Afin de ne pas les effaroucher, on ne veut surtout pas imposer de changements structurels forts aux entreprises pour lutter contre le changement climatique. Toujours dans l'optique de pensée magique "le marché va se réguler tout seul", on se contente de mettre en place un marché du carbone en espérant que cela suffise. Spoiler : cela ne suffit pas, et tant qu'il n'y aura pas d'orientation politique forte, les entreprises ne prendront pas d'elles-même des décisions qui iront à l'encontre de leur intérêt immédiat, dans l'espoir de réduire les effets d'un changement climatique qui n'arrivera pas avant le prochain versement des dividendes aux actionnaires...

La désunion européenne

Les institutions européennes sont actuellement aveuglées par la croyance dans le "modèle allemand" qu'elle veulent imposer à tous les pays, alors même que ce modèle est très inégalitaire, et repose sur des millions de travailleurs pauvres. En imposant des mesures d'austérité au nom de ce modèle, l'Europe favorise le rejet des populations et donc la montée des extrêmes. Car la construction Européenne, et la mise en place de l'Euro telle qu'elle a été réalisée, a favorisé une compétition entre les modèles sociaux et fiscaux des états, ce qui a favorisé le moins disant. L'union européenne, au lieu de devenir un bouclier contre les méfaits de la mondialisation, en est devenue une caisse de résonance.

Le libre-échange, arme de domination massive

La théorie du libre échange, telle que théorisée par Alan Smith, sous-entend l'interdiction par les états de protéger leur production, leurs emplois, ses habitants, ses normes. Chaque pays est sensé échanger librement avec ses voisins, et devrait acheter ailleurs tout ce qui coûte plus cher à produire chez lui. Il devrait se contenter de produire en interne uniquement des produits pour lesquels il aurait un "avantage absolu", c'est à dire qu'il produit moins cher que partout ailleurs. Les pays développés ont bien appliqué cette politique aux pays émergents, en les forçant à leur acheter quasiment tout, et à vendre uniquement ce pour quoi ils avaient un "avantage absolu", c'est à dire des matières premières. Ce faisant, il les ont maintenus dans la pauvreté, en empêchant de facto leur développement, puisqu'ils sont soumis à la concurrence directe de pays avec des économies bien plus anciennes et développées. Par ailleurs, ce jeu est faussé, car les pays développés, eux, n'ont pas soumis au cours de l'histoire leurs champions nationaux à la concurrence dès leur création : ils les ont protégés à coup de subventions et de barrières douanières jusqu'à ce qu'ils aient atteint une taille assez critique pour pouvoir supporter la concurrence internationale. Toutes choses que le FMI et les pays occidentaux interdisent aux pays émergents de faire, sous prétexte de respecter le libre échange...

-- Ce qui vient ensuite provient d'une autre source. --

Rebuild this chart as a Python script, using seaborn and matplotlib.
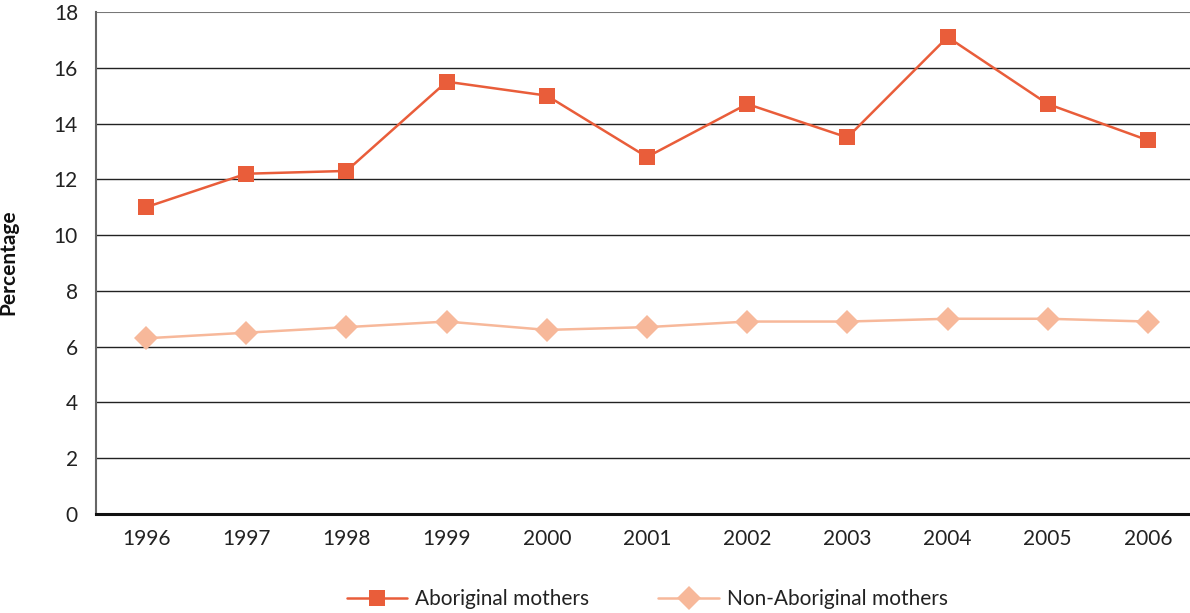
import matplotlib
matplotlib.use('Agg')
import matplotlib.pyplot as plt
import numpy as np
import pandas as pd
import seaborn as sns

years = ['1996', '1997', '1998', '1999', '2000', '2001', '2002', '2003', '2004', '2005', '2006']
aboriginal = [11.0, 12.2, 12.3, 15.5, 15.0, 12.8, 14.7, 13.5, 17.1, 14.7, 13.4]
non_aboriginal = [6.3, 6.5, 6.7, 6.9, 6.6, 6.7, 6.9, 6.9, 7.0, 7.0, 6.9]

sns.set_style('white')
plt.rcParams['font.family'] = ['Lato', 'DejaVu Sans']

df = pd.DataFrame({'pos': np.arange(len(years)),
                   'Aboriginal mothers': aboriginal,
                   'Non-Aboriginal mothers': non_aboriginal})

fig = plt.figure(figsize=(11.9, 6.13), dpi=100)
ax = fig.add_axes([0.0807, 0.1615, 0.9193, 0.819])

sns.lineplot(data=df, x='pos', y='Aboriginal mothers', ax=ax, color='#E95D3A',
             marker='s', markersize=12, markeredgewidth=0, linewidth=1.8,
             label='Aboriginal mothers')
sns.lineplot(data=df, x='pos', y='Non-Aboriginal mothers', ax=ax, color='#F7B89A',
             marker='D', markersize=12, markeredgewidth=0, linewidth=1.8,
             label='Non-Aboriginal mothers')

ax.set_ylim(0, 18)
ax.set_xlim(-0.5, 10.42)
ax.set_yticks(range(0, 19, 2))
ax.set_xticks(df['pos'])
ax.set_xticklabels(years)
ax.set_xticks(np.arange(0.5, len(years) - 0.5, 1), minor=True)
ax.tick_params(axis='x', which='major', length=0, labelsize=15, pad=11, colors='#222222')
ax.tick_params(axis='x', which='minor', direction='in', length=7, width=1.5, color='#222222')
ax.tick_params(axis='y', length=0, labelsize=15, pad=13, colors='#222222')

for y in range(2, 18, 2):
    ax.axhline(y, color='#222222', linewidth=1.0, zorder=0)
ax.axhline(18, color='#777777', linewidth=1.5, zorder=0)

for s in ['top', 'right']:
    ax.spines[s].set_visible(False)
ax.spines['left'].set_color('#666666')
ax.spines['left'].set_linewidth(1.5)
ax.spines['bottom'].set_color('#111111')
ax.spines['bottom'].set_linewidth(2.2)

ax.set_xlabel('')
ax.set_ylabel('Percentage', fontsize=15, fontweight='bold', color='#111111')
ax.yaxis.set_label_coords(-0.0713, 0.502)

ax.legend(loc='upper center', bbox_to_anchor=(0.504, -0.113), ncol=2,
          frameon=False, fontsize=15, handlelength=2.9, columnspacing=3.3,
          handletextpad=0.4, labelcolor='#222222')

fig.savefig('out.png', dpi=100)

La mondialisation, d'abord arme des pays riches contre les pays pauvres, est devenue l'arme des multinationales contre les citoyens.

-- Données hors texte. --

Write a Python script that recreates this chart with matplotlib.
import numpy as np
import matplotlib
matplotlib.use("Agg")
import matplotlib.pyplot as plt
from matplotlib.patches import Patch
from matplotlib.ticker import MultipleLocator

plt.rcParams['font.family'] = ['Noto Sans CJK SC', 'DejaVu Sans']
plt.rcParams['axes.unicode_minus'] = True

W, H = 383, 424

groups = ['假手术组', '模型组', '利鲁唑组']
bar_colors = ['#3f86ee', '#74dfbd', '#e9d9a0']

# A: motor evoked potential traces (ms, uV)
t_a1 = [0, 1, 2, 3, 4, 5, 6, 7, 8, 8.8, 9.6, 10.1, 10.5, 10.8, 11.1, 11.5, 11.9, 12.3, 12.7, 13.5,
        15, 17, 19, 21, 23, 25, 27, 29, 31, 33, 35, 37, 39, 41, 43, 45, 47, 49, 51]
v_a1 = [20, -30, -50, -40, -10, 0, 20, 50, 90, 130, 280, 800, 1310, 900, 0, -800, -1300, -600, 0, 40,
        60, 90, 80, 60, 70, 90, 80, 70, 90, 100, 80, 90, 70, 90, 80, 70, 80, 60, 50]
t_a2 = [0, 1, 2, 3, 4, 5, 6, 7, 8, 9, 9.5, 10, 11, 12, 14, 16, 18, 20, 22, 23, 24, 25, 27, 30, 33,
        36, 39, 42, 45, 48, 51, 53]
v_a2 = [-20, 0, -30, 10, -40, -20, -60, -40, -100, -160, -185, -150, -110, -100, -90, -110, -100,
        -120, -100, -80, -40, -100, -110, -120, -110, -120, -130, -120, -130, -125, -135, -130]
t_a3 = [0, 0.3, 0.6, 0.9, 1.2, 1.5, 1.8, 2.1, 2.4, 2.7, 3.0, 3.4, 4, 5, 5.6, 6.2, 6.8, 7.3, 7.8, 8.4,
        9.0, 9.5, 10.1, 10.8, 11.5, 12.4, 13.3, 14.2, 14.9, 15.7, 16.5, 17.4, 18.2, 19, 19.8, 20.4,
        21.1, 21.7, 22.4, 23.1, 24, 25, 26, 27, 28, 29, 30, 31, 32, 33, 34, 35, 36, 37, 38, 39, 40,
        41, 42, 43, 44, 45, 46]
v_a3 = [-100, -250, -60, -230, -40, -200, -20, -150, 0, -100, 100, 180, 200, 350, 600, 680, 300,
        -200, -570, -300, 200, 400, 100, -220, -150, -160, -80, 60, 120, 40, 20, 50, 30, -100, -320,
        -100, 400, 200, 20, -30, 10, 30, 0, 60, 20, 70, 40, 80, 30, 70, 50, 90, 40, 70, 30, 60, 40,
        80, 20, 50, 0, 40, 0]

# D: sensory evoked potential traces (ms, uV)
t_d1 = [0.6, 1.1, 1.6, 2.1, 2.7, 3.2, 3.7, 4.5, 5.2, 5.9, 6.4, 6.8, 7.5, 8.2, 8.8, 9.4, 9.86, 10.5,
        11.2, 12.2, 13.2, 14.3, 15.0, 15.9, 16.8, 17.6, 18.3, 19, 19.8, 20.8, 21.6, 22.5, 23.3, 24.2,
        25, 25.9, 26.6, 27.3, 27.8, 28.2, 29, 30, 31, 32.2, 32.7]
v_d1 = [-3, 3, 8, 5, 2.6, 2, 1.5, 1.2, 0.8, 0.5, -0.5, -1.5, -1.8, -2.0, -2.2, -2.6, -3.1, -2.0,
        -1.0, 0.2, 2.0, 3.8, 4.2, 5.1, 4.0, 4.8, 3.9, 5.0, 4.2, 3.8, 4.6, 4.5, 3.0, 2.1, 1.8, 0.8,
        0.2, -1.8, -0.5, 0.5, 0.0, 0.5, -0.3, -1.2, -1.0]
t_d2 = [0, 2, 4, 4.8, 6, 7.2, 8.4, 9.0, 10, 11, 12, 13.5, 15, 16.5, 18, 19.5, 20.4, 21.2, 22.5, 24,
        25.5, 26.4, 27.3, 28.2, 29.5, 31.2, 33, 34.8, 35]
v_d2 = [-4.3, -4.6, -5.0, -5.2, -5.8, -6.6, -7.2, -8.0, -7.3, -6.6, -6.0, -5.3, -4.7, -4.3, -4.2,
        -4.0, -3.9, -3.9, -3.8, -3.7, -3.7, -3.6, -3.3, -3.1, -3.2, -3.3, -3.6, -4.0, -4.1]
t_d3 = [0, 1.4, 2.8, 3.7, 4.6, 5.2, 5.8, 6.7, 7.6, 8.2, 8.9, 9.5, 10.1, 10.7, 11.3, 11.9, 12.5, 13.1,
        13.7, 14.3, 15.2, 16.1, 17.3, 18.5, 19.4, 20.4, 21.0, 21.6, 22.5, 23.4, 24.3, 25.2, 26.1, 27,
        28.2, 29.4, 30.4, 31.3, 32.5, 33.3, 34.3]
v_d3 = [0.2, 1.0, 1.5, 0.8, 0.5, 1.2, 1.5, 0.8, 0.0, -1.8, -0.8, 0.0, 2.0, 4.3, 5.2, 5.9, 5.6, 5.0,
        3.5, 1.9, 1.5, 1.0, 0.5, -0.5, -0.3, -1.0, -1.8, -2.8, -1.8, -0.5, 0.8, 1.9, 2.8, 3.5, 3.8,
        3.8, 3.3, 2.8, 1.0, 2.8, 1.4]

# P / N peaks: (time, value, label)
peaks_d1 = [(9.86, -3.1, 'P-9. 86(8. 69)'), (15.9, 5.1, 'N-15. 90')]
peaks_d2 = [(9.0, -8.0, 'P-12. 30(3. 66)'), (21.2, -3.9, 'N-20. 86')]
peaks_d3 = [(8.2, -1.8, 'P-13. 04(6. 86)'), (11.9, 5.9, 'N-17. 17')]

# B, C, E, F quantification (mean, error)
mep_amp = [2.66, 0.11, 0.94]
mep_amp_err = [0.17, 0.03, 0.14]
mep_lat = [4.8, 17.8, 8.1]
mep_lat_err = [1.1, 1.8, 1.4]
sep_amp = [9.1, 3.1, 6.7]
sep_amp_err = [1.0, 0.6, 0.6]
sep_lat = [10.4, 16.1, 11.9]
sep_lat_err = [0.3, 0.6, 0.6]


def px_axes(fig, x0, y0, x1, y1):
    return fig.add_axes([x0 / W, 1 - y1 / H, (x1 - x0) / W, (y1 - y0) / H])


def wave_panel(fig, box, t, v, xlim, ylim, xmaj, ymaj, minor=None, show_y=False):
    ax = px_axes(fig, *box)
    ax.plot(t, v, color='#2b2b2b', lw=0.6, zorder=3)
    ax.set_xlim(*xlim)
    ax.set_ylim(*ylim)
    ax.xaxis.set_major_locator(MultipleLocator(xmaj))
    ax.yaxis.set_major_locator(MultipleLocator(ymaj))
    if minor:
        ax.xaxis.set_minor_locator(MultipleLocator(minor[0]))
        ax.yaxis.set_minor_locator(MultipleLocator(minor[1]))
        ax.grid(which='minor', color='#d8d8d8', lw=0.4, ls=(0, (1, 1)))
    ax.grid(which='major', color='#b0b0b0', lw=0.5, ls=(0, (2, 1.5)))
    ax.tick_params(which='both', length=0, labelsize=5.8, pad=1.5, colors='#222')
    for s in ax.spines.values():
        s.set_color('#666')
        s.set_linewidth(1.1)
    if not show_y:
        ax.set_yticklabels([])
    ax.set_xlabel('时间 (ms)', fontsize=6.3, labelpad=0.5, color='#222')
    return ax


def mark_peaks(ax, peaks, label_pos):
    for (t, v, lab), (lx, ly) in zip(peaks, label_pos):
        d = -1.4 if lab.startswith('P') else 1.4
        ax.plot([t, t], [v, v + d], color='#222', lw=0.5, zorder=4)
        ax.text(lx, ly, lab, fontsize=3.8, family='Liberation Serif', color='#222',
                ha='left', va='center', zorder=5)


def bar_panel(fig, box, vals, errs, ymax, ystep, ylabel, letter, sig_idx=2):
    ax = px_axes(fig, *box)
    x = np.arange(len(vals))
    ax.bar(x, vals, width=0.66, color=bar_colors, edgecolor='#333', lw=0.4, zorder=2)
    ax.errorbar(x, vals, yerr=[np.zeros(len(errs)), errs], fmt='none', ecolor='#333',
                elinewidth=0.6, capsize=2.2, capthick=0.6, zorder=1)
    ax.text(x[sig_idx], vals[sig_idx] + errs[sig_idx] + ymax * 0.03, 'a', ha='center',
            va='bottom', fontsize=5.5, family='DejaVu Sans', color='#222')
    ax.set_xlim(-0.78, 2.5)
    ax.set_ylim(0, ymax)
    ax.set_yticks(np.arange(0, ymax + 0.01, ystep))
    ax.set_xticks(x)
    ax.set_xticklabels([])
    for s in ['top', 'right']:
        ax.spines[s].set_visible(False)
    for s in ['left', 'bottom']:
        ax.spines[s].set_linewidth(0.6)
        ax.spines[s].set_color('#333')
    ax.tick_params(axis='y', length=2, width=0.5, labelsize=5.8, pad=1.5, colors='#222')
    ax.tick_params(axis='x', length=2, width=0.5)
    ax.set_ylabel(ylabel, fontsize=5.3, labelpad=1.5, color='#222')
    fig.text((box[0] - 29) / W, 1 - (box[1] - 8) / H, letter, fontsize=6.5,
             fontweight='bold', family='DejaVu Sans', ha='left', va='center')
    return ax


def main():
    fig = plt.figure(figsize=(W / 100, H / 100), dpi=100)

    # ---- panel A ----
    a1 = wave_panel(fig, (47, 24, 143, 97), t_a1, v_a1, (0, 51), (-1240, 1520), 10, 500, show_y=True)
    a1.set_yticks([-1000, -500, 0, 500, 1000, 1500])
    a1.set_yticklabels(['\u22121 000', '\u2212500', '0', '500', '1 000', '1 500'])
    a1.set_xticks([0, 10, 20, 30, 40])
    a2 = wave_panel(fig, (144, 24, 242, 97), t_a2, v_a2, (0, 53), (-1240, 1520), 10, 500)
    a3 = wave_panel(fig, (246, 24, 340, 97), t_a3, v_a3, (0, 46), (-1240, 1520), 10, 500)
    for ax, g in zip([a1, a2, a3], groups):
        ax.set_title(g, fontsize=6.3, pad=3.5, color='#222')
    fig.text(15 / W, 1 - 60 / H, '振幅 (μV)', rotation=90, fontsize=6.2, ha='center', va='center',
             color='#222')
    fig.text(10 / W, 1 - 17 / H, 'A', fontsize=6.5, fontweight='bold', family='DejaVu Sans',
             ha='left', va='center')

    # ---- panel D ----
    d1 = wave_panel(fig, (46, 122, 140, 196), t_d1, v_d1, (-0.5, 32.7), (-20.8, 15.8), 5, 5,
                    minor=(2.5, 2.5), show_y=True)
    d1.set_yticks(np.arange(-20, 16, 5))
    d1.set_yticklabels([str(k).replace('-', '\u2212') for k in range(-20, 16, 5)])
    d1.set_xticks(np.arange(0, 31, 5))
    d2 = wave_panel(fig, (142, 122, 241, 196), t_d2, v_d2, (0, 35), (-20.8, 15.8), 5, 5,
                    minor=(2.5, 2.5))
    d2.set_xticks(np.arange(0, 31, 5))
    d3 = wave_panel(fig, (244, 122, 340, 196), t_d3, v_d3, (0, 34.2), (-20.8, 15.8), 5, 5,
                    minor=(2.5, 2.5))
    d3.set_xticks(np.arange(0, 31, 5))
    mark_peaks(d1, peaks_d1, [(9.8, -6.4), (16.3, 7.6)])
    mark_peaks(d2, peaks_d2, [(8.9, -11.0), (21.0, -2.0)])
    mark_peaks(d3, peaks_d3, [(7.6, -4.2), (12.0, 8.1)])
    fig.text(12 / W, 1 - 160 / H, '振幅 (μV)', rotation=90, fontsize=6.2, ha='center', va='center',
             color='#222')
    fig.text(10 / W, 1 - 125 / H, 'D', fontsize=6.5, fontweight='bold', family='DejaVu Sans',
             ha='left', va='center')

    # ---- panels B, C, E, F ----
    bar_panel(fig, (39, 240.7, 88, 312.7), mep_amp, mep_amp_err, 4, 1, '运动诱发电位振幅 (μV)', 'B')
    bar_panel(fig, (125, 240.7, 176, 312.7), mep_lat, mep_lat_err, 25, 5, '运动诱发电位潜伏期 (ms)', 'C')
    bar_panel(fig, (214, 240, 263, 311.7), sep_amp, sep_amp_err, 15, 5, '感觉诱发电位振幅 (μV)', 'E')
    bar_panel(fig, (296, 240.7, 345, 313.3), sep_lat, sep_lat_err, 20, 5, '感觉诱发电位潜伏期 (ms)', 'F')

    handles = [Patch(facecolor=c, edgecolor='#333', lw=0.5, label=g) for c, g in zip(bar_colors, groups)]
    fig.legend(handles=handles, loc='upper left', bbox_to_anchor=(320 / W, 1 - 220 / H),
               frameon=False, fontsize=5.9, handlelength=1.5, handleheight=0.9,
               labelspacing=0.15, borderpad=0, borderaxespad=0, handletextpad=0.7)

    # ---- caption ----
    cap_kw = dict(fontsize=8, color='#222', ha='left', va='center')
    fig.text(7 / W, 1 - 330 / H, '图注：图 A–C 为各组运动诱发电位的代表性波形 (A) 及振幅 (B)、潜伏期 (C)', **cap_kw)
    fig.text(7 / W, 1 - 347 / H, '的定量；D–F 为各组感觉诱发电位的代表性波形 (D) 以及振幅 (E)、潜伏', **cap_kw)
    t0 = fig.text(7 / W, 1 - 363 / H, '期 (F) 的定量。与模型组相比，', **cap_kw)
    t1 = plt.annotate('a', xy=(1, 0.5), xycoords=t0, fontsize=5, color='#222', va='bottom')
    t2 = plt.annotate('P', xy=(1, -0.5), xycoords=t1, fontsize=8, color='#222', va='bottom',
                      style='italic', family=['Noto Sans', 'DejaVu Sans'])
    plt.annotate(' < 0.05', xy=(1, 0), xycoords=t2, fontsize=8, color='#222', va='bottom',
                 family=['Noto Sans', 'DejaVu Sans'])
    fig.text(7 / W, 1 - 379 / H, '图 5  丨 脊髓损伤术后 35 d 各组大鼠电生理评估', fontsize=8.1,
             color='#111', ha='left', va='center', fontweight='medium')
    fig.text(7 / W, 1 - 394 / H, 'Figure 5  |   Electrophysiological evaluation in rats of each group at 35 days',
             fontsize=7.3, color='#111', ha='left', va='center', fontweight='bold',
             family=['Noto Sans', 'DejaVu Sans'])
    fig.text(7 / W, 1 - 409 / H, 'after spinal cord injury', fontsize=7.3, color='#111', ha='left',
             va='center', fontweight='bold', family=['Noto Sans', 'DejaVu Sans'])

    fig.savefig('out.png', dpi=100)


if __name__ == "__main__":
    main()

Pour finir, les traités de libre échange tels que négociés aujourd'hui donnent un pouvoir démesuré aux multinationales. A coup d'intense lobbying au parlement européen, les entreprises multinationales visent un nivellement des normes par le bas.

L'espace européen est devenu un vaste lieu de concurrence où chaque Etat, tout en disant "Vive l'Europe!" , baisse ses réglementations pour prendre des parts de marché à son voisin.

 

En conclusion, l'auteur nous propose 10 principes d'autodéfense contre la pensée dominante :

  • Toujours se méfier des remèdes miracles en économie,

  • Ne jamais se laisser imposer des limites au possible,

  • Un individu n'est jamais seul responsable de sa réussite ou de ses échecs,

  • Ne jamais croire que la flexibilité du marché du travail est un remède au chômage,

  • Avant de vouloir baisser la dépense publique, essayer de comprendre ce qu'elle recouvre,

  • La finance n'est l'amie de personne... sauf des financiers,

  • N'ayez pas peur de la dette publique,

  • Cessez d'écouter les beaux discours sur le réchauffement climatique, vérifiez les actes,

  • Si vous aimez l'Europe, critiquez la commission Européenne,

  • Ne croyez pas que le libre échange profite à tous.